UK military action: Your views
David Cameron has said the UK is ready to "play its part" in fighting Islamic State, which he called an "evil against which the whole world must unite".
Speaking at the UN in New York, the prime minister said the Iraqi government had made a "clear request" for international military assistance against IS, which has taken control of large parts of Iraq and Syria in recent months.
In his UN speech Mr Cameron also said "past mistakes" must not be an "excuse" for inaction, but is the UK as a nation ready to go to war again?
BBC News website readers have been sending in their thoughts.
Colin Howard, Wimborne, Dorset, UK
This government seems to think RAF personnel risking their lives is not important as long as there are no boots on the ground.
They are it seems disposable, but vital in enabling MPs carry out their own wishes.
We may lose a family member in yet another pointless political war but what do Cameron or the MPs care?

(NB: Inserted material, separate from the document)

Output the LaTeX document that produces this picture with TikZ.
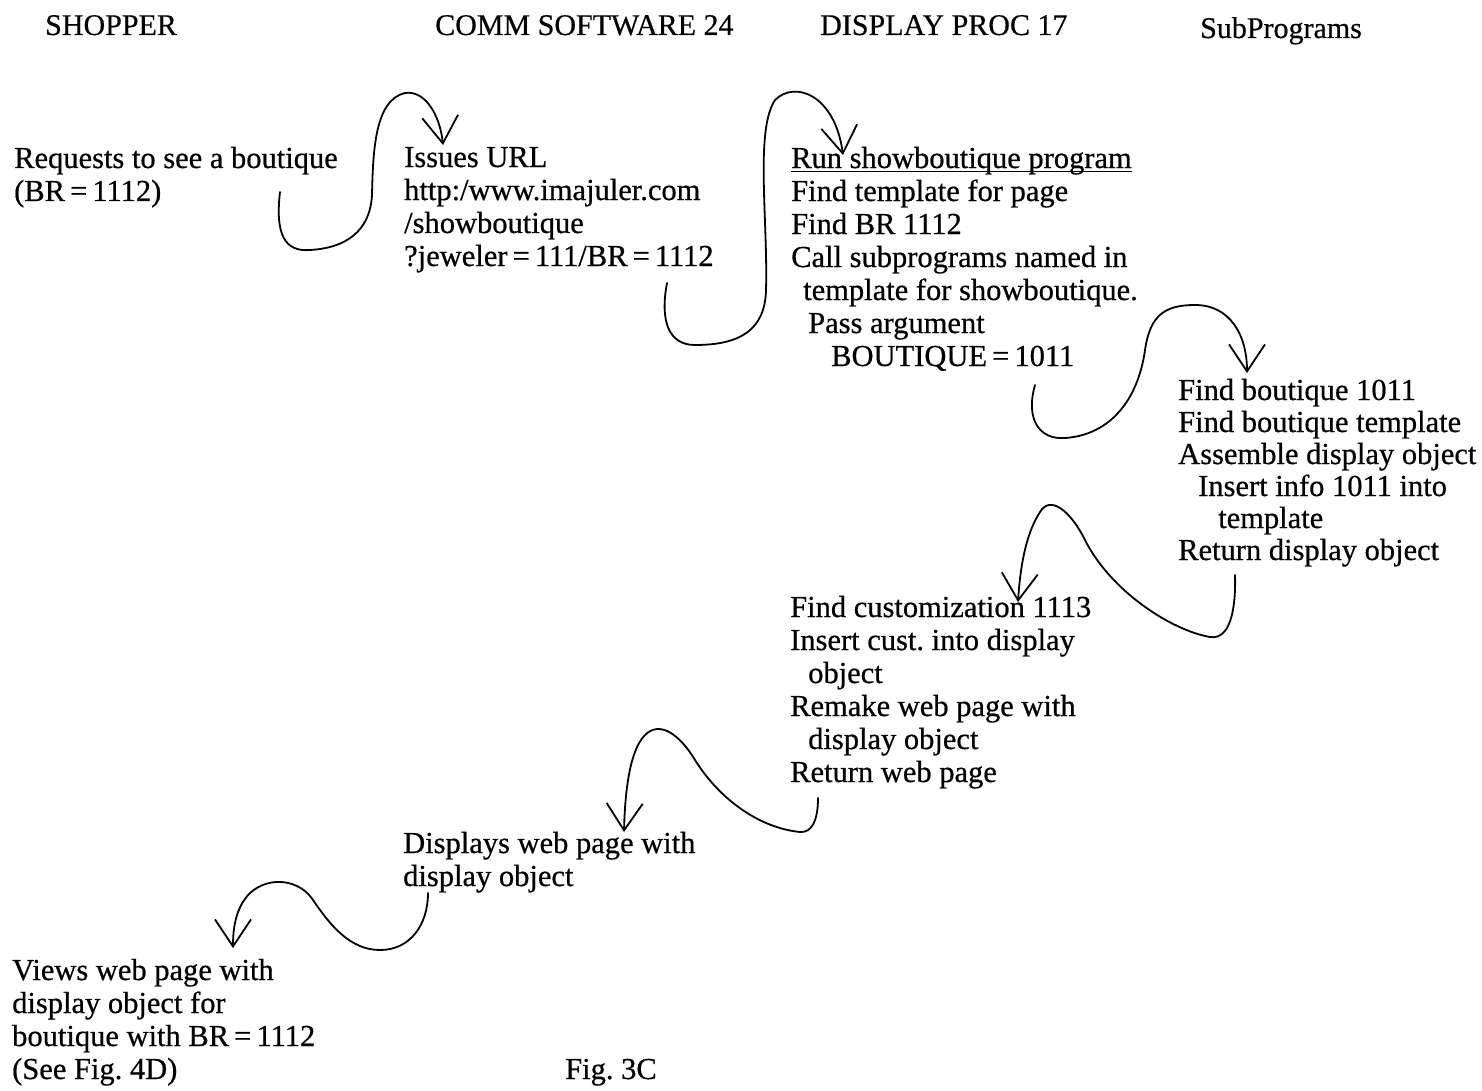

Perhaps they should go out there if they are so concerned.
Vincent Waddelove, UK
I support limited military action. These jihadists are killing civilians in huge numbers, we have stood by for quite long enough.
Jack Sherlock, Surrey, UK
Although I believe action needs to be taken, given our current financial situation, and the forced imposition of fiscal measures to reduce the country's deficit on the general population, where is the finance coming from to pay for this action?
Hadi Aziz, UK
Attacking IS is one of the way to stop them, and it is essential that the UK takes part in this justified war. But the most important thing is to put pressure on Turkey to stop supporting IS.
John, Preston, UK
Watching Cameron explaining how this latest addition of IS to the bogeyman list of Al Qaeda, Osama Bin Laden, Saddam Hussein, and weapons of mass destruction, are a direct threat to the safety of residents in Great Britain, made me feel ill.
This seems to me nothing more than another excuse to drag the UK into supporting the US in a formulated plot to control their interests.
Matthew Lockyer, Australia
The (un)Islamic State is a lethal threat to the everyone in the vicinity of its so called caliphate. It is a a very serious threat to the nations of the middle east.
It is a threat to all the men women and even children of all western nations and especially to those in United Kingdom. Those in the whole region needs our help.
Nigel Carpenter, Norwich, UK
I am totally against any more fighting in the region.
America only has oil as its aim. There are other disasters in the world America could help with in a positive way but if they have no oil, they ignore them.
We (Britain) along with America created the total chaos in Iraq we now see - so we should not spend more money just killing people in a hope it will all go away.
Spend the money on getting everyone concerned around a table and talk peace for the world - that is the only way the world will ever be safe.
Jackie Johnson, Shrewsbury, UK
There is no "reasoning" with the thugs in Islamic State. They will not make peace as long as they view anyone who does not believe what they believe as worthy of death in its most barbaric form.
I think Cameron is right when he says the only thing they will respect is force.
Robert Reynolds, UK
All who wish for themselves and others to live in civilisation, will wish to see action to remove threats from ISIS; against citizens, against states with some measure of electoral discretion and against global trade with a basis of at least functional legitimacy.
Certainly, our shared future depends on our shared interventions, but also on address of causes.
The inroads of insurgency in Iraq are owed precisely to that country's lack of democracy, an atomised people sheltering under religious and tribal flags, unable to muster strength in its own defence.
Let us intervene - belatedly, now, with all haste possible.
Frazer Broomby, UK
This is a potential disaster with potentially huge cost implications both human and financial. It will cost an already bankrupt country, with massive and increasing debts and a tangle of serious home issues, even more, yet we seem to think we can afford it and think we have an important role to play in this regional issue.